Classification of Automatic Spraying Machine: The appeal was against the Order-in-Appeal upholding the classification of an automatic spraying machine under Heading 8424, granting the benefit of Notification 43/78-Cus. The appellant argued that the machine should be assessed based on the total value for the complete machine, including conveyors, dryers, and coolers. They contended that the conveyors, dryers, and coolers were integral parts of the spraying line as the machine was fully automatic. The Commissioner's order was based on the machine being a single integral line for painting leather, falling under Heading 8424. The appellant also cited similar goods cleared previously with the benefit of the notification. The Commissioner's order was upheld, emphasizing the machine's fully automatic nature and the integrated role of conveyors, dryers, and coolers in the spraying line.

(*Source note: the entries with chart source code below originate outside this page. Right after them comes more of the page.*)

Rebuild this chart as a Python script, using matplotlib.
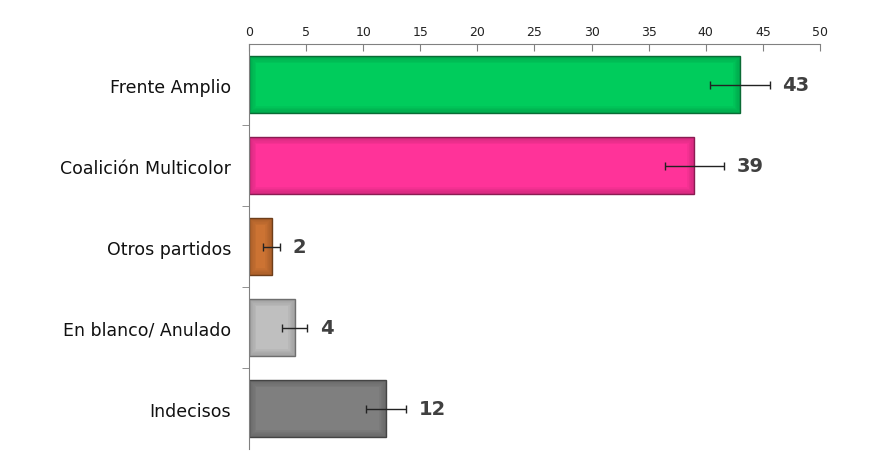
import numpy as np
import matplotlib.pyplot as plt
from matplotlib.ticker import FixedLocator

categorias = ['Frente Amplio', 'Coalición Multicolor', 'Otros partidos',
              'En blanco/ Anulado', 'Indecisos']
valores = [43, 39, 2, 4, 12]
errores = [2.6, 2.6, 0.75, 1.1, 1.75]
colores = ['#00CC5C', '#FF3399', '#CC7333', '#BFBFBF', '#7F7F7F']
bordes = ['#0A6B35', '#8A1C52', '#6E3E1A', '#6E6E6E', '#444444']

fig = plt.figure(figsize=(8.7, 4.64), dpi=100)
ax = fig.add_axes([0.2862, 0.030, 0.6563, 0.873])

y = np.arange(len(categorias))
barras = ax.barh(y, valores, height=0.7, color=colores, edgecolor=bordes, linewidth=1)

# sombra interior suave en el borde de cada barra
for b, c in zip(barras, bordes):
    for lw in [10, 8, 6, 4, 2]:
        sombra = ax.barh(b.get_y() + b.get_height() / 2, b.get_width(),
                         height=b.get_height(), color='none', edgecolor=c,
                         linewidth=lw, alpha=0.08)[0]
        sombra.set_clip_path(b)

ax.errorbar(valores, y, xerr=errores, fmt='none', ecolor='#222222',
            elinewidth=1, capsize=3, capthick=1, zorder=5)

for yi, v, e in zip(y, valores, errores):
    ax.text(v + e + 1.1, yi, str(v), va='center', ha='left',
            fontsize=14, fontweight='bold', color='#404040')

ax.set_xlim(0, 50)
ax.set_ylim(len(categorias) - 0.5, -0.5)
ax.set_xticks(range(0, 51, 5))
ax.xaxis.tick_top()
ax.tick_params(axis='x', direction='in', length=5, color='#808080',
               labelsize=9, pad=4, labelcolor='#222222')

ax.set_yticks(y)
ax.set_yticklabels(categorias, fontsize=12.5, color='#111111')
ax.tick_params(axis='y', which='major', length=0, pad=13)
ax.yaxis.set_minor_locator(FixedLocator(np.arange(0.5, len(categorias) - 1, 1)))
ax.tick_params(axis='y', which='minor', length=5, color='#808080', direction='out')

for s in ['right', 'bottom']:
    ax.spines[s].set_visible(False)
ax.spines['top'].set_color('#808080')
ax.spines['left'].set_color('#808080')

fig.savefig('out.png', dpi=100)
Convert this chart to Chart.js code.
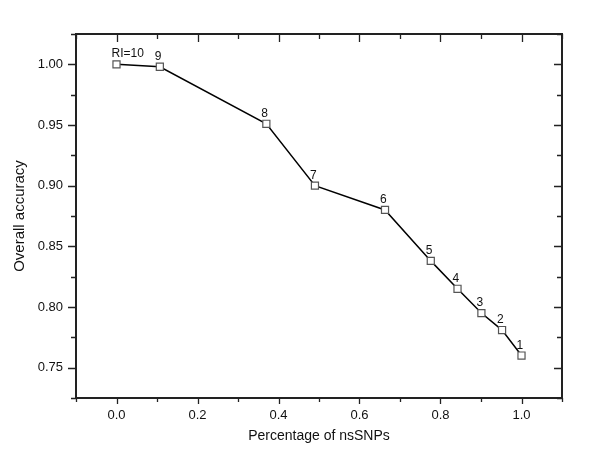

Interpretation of Optional Accessories: The Revenue argued that conveyors, dryers, and coolers were optional accessories based on the catalogue and were not compulsorily supplied with the main machine. They contended that without break-up details, ad hoc values were used, making the assessee ineligible for the notification benefit. However, the Commissioner found that the conveyors, dryers, and coolers were essential components of the fully automatic spraying machine. The impugned order was upheld, highlighting the machine's automatic nature and the integrated function of conveyors, dryers, and coolers in the spraying line.
Judgment Analysis: The Tribunal examined the impugned order and the catalogue, noting the Commissioner's reasoned decision regarding the automatic nature of the machine and the integrated role of conveyors, dryers, and coolers in the spraying line. The Commissioner's reference to past practices in the Customs House and the extension of notification benefits in similar cases was considered. The Tribunal found no flaws in the impugned order, upholding the classification of the machine under Heading 8424 and the availability of benefits under Notification 43/78-Cus. The Revenue appeal was rejected based on the machine being a single integral line for painting leather, as established by the description of goods and literature provided.